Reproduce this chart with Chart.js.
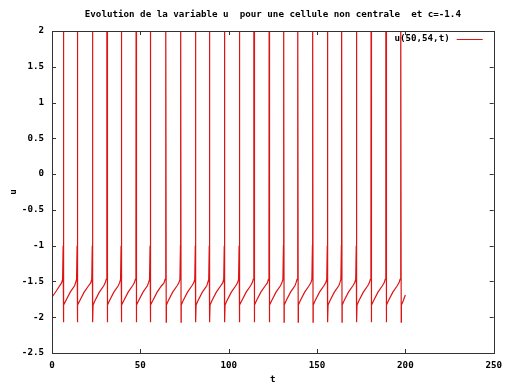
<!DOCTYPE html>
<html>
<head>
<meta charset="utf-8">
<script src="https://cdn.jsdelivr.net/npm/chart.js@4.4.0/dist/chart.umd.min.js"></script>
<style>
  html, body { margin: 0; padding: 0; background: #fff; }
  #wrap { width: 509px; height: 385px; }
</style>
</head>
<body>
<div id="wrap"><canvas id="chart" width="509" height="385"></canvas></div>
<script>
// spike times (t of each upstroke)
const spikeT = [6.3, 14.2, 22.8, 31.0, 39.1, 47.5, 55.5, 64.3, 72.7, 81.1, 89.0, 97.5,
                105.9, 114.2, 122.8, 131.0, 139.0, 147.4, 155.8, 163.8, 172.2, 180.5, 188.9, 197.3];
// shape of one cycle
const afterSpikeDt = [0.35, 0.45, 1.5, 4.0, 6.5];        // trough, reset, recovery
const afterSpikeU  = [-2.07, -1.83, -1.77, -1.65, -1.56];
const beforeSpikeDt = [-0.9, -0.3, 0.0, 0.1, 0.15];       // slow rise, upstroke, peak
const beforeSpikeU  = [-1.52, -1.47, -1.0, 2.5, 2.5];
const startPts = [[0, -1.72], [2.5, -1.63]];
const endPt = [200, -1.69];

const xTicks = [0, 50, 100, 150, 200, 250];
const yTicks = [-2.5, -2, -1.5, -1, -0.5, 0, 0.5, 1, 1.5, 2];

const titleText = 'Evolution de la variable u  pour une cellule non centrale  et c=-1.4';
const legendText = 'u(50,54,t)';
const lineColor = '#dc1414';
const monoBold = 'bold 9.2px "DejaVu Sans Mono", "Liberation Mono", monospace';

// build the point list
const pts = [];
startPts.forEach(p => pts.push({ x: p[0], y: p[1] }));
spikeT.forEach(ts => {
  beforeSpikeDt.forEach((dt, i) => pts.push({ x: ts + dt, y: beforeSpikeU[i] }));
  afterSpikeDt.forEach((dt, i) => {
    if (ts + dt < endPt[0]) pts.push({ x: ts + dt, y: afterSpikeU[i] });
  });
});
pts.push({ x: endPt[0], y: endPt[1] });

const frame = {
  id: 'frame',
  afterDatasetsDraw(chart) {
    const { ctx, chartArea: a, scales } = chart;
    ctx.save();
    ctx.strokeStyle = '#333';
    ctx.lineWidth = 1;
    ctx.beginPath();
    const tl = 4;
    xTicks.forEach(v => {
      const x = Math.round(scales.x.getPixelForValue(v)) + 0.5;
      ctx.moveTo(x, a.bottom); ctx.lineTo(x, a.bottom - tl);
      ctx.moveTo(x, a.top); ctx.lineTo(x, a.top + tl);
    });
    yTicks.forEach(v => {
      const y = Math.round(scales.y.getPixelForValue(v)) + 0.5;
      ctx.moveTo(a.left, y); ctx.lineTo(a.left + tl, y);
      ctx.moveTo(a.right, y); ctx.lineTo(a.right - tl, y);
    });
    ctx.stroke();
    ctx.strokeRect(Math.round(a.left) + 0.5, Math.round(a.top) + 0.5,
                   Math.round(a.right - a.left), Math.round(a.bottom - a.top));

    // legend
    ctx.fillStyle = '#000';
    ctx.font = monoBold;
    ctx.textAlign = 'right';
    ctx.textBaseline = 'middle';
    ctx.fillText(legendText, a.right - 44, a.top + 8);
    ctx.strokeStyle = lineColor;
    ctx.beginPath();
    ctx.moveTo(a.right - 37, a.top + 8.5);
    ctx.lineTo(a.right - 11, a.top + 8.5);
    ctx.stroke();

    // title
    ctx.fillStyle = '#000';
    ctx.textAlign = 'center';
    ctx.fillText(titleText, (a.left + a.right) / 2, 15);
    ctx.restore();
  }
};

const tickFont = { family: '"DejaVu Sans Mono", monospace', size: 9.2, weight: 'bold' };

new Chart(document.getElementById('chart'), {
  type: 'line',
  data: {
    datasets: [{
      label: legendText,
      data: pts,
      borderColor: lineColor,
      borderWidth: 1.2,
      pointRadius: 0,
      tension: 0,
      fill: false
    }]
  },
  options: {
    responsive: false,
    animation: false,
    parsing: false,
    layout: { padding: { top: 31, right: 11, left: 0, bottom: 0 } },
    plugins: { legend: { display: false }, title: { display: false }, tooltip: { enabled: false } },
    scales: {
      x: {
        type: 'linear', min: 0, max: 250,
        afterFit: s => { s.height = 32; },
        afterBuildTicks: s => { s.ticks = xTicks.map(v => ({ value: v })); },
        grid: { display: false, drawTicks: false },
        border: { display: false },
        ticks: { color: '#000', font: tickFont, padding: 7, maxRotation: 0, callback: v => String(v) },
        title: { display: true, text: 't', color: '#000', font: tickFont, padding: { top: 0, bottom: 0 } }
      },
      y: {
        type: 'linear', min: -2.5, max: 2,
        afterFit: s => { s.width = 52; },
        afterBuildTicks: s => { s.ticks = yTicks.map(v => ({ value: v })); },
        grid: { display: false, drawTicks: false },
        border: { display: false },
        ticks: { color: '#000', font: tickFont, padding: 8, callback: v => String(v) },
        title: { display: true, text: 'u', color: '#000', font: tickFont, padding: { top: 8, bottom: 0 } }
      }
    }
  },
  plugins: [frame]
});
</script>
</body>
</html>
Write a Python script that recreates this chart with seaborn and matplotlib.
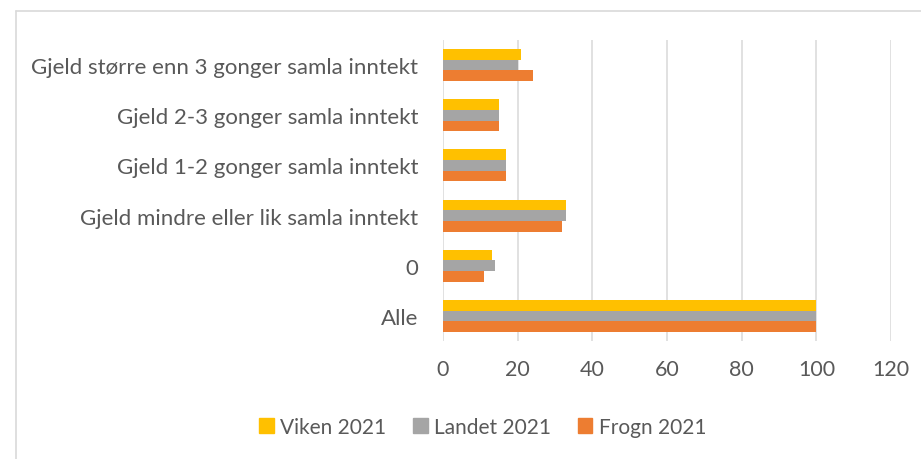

■ **GIVEN PROBLEM**: Everything from the first line to the line with "endPt[0], y: endPt[1]" must be repeated exactly, and nothing else. Leave the pictures out.

■ **RESPONSE BELOW**:
Reproduce this chart with Chart.js.
<!DOCTYPE html>
<html>
<head>
<meta charset="utf-8">
<script src="https://cdn.jsdelivr.net/npm/chart.js@4.4.0/dist/chart.umd.min.js"></script>
<style>
  html, body { margin: 0; padding: 0; background: #fff; }
  #wrap { width: 509px; height: 385px; }
</style>
</head>
<body>
<div id="wrap"><canvas id="chart" width="509" height="385"></canvas></div>
<script>
// spike times (t of each upstroke)
const spikeT = [6.3, 14.2, 22.8, 31.0, 39.1, 47.5, 55.5, 64.3, 72.7, 81.1, 89.0, 97.5,
                105.9, 114.2, 122.8, 131.0, 139.0, 147.4, 155.8, 163.8, 172.2, 180.5, 188.9, 197.3];
// shape of one cycle
const afterSpikeDt = [0.35, 0.45, 1.5, 4.0, 6.5];        // trough, reset, recovery
const afterSpikeU  = [-2.07, -1.83, -1.77, -1.65, -1.56];
const beforeSpikeDt = [-0.9, -0.3, 0.0, 0.1, 0.15];       // slow rise, upstroke, peak
const beforeSpikeU  = [-1.52, -1.47, -1.0, 2.5, 2.5];
const startPts = [[0, -1.72], [2.5, -1.63]];
const endPt = [200, -1.69];

const xTicks = [0, 50, 100, 150, 200, 250];
const yTicks = [-2.5, -2, -1.5, -1, -0.5, 0, 0.5, 1, 1.5, 2];

const titleText = 'Evolution de la variable u  pour une cellule non centrale  et c=-1.4';
const legendText = 'u(50,54,t)';
const lineColor = '#dc1414';
const monoBold = 'bold 9.2px "DejaVu Sans Mono", "Liberation Mono", monospace';

// build the point list
const pts = [];
startPts.forEach(p => pts.push({ x: p[0], y: p[1] }));
spikeT.forEach(ts => {
  beforeSpikeDt.forEach((dt, i) => pts.push({ x: ts + dt, y: beforeSpikeU[i] }));
  afterSpikeDt.forEach((dt, i) => {
    if (ts + dt < endPt[0]) pts.push({ x: ts + dt, y: afterSpikeU[i] });
  });
});
pts.push({ x: endPt[0], y: endPt[1] });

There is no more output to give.